What property may be taken to the Filipinas, and where it goes.

By the sixth point it appears that in the ship “Sant Tomas” alone, which was lost at the entrance of Catanduanes, there were over two millions besides the 500,000 pesos allowed.

This and all else which is carried is placed in the power of the infidels, who receive it as the price of the Chinese merchandise; and it can therefore be returned neither to the Indias nor to these kingdoms.  Silks, damasks, taffetas, needlework, hand-mills, cotton stuffs, earthenware, wax, nails, and other merchandise of little profit are carried to those regions, thereby depriving his Majesty of his dues.

Eighth Point

The discontent of all the islands, on account of depriving them of the profits which might be had from the purchase of this merchandise; and the lading of it which his Majesty has granted, by his decrees, to the citizens of Peru and Nueva Espana.

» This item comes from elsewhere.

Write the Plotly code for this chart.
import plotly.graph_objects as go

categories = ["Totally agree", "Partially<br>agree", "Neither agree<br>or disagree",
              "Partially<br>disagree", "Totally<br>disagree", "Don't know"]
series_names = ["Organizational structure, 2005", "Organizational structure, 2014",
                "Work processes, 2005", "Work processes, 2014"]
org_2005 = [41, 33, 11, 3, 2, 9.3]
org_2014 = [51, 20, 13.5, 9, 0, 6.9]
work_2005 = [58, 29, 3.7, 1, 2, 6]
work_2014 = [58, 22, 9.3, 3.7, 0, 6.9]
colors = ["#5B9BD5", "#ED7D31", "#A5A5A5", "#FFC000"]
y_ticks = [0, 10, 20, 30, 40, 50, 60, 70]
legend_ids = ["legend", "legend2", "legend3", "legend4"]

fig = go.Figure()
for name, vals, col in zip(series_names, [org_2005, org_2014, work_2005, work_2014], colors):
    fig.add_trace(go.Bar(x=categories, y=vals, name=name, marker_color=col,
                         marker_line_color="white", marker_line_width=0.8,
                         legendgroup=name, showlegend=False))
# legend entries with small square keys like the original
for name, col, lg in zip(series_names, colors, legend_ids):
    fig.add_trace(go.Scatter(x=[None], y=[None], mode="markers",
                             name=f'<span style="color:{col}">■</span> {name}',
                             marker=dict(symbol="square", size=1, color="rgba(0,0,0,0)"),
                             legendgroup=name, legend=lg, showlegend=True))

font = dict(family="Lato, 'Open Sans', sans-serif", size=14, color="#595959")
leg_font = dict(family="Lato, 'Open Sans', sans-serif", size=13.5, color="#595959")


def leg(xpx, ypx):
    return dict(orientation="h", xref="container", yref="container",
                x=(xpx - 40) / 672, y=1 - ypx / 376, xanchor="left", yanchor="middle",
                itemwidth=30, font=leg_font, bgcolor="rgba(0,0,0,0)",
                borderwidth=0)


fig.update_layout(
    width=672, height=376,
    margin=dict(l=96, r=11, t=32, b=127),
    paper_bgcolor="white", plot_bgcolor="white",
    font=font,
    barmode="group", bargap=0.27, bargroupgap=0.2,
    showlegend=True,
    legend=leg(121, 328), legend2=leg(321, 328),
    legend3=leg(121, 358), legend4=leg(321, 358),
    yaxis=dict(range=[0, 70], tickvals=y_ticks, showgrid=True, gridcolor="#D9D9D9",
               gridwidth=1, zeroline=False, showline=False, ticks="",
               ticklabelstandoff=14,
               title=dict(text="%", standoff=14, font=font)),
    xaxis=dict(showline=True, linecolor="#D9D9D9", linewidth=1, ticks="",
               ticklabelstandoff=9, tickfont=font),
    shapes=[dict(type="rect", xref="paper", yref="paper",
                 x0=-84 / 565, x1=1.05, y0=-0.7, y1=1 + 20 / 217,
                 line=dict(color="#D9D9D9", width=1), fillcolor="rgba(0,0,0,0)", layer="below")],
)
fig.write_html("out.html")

The citizens of the islands, except one here and there, are very poor.  They wish to abandon the islands, as there are no means of gain or profit except in trade and commerce.  They are deprived of this by the citizens of Mexico and Peru, who bring over a great quantity of money, with which they do not hesitate to purchase merchandise at excessive prices.  Then, in order to ship these goods, they hasten to pay high rates for the tonnage, and thus succeed in occupying the space which belongs to the citizens; and when the latter ship their merchandise it is so little that it is not sufficient for their support.  On the other hand, the Portuguese pass from Acapulco to China with their money, and do not return to Nueva Espana.  They either remain there, sending cargoes therefrom, or they send merchandise to Portugal, by way of the ports where the Portuguese trade, thus defrauding the native-born citizens of their rights.